Çapsızlık, çiğlik ve çirkinlik kulakların pasını silerken, tüm roller değişir. Yalan yanlış dedikodularla biçimlenir gelecek. Günlerden bir gün tek bir yanlış, adını unutturur koca memleketin. Ve kölelikten hallice misafirlik başlar, ödül ve ceza babında…


Ağır aksak hamlelerin aynı kısır döngüde cezalandırılması sönüp giden keyiflere de balanstır. Akla eseni yapma serbestisinin ve kusurlu kuryeliğin kıyamete dek sürmeyeceği de besbellidir. Burada akla takılan, bu kırgınlığın ödülü ve cezası ne yazık ki ne idüğü belirsiz yelloz kimliklere mecburiyettir. 


Zaten Kılıçların gölgesinde, geleceğin yok edilmemesi, tatlı sert otoritenin zaafa uğramaması ve yeniden güven tesis etme peşinde yıllar yılı koşuşturmak hep bu yüzdendir. Beter ortaklık yerine ortalık yerde kesilecek cezalara bile hazırlık. Çünkü ortalığı birbirine katacak olan gerçeklik, ödül babında ceza kuşanmaktır. Rastgele diyarında, bir akşam serinliğinde rastgele civarında gerek duyulur diye…

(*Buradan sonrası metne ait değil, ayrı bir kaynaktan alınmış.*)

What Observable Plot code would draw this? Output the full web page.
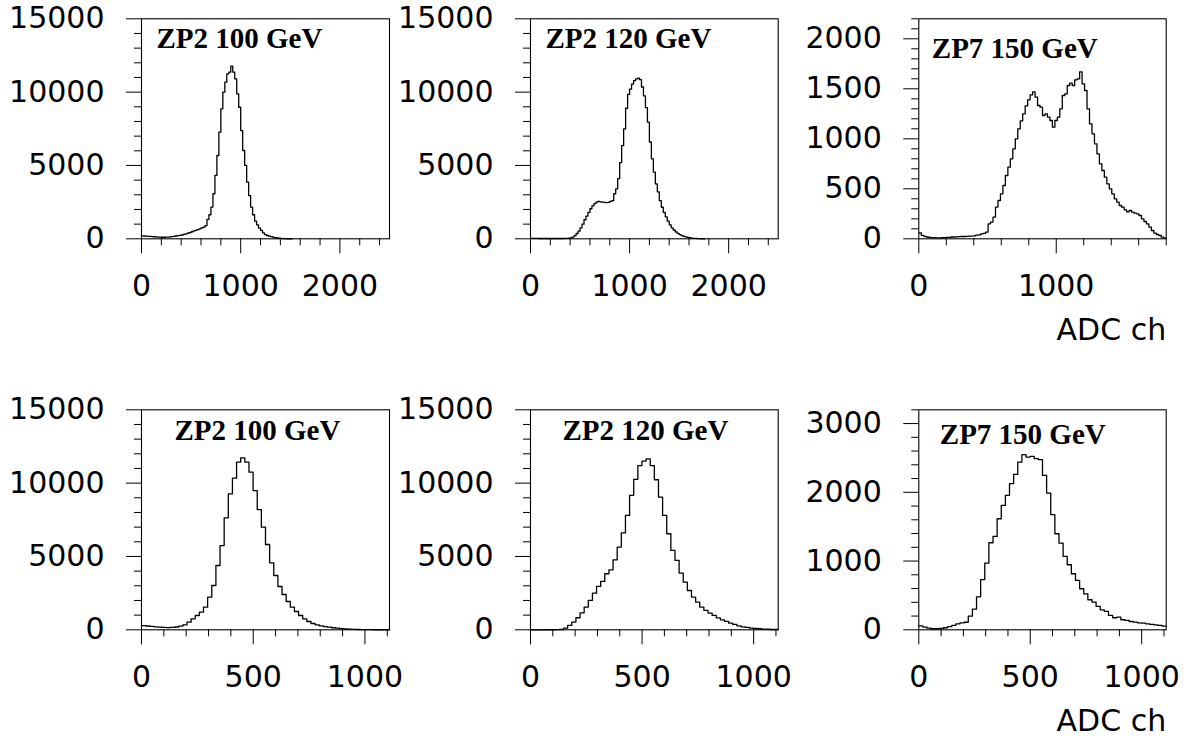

Yaşam serseri ruhlu bir delikanlı ayarında semirir. Seyir halindeyken göze batanlar artınca, bilmeceler çözülünce, ruh da yanar ten de. Ve yeni başlangıçlar hepten zorlaşır. Ödül ve cezaya ilişkin çözülmeler ve çöküş ise hızlanır. Hep yeni bir hikaye, kuyruklu yalanlarla bezeli oyalama taktiği ile kabile yıkan bir misyona sürüklenilir. Mansiyon ödüllü bir hayal dünyasına kapanılır. Kansız kapılmanın cezası acı hayat. Yarı çıplak vücutlarda sağlıksız etki-tepkilerin kalıcı izleri ve güneş yanığı zavallılık. 


Ve akıl odalarına izinsiz hapsolmuş. Arsızlık adalarında kuyu kurutan hırsızlık. Ve hınç.


Her şey bir yana huzurla katlanılması gereken ödül ve ceza, yaşamın suça, suç işlemeye ve suç önlemeye dönük yüzüdür. Yüzsüzlüğü gidermeyecek olsa da, tek çare haklı isyanlara açık kapı bırakmaktır.


Kılıçların gölgesindeki hayatı, düşkün seviye ve düşük seciye temelinde hayal kırıklıkları ile dolduranlar, çıkar yol kalmayınca ihanetin pazarlanmasına yönelirler. Utanç ve ıstırap içinde kıvranışları, toplu pazarlama ve toplu intihara dek uzar. 


Artık yaşamla barışık olmak büyük hayaldir. Artık aleni kasıt ve yanlış üstüne yanlışlar ve de sahte suçlamalar, ödül ve ceza girdabında her gün yeniden güncellenir.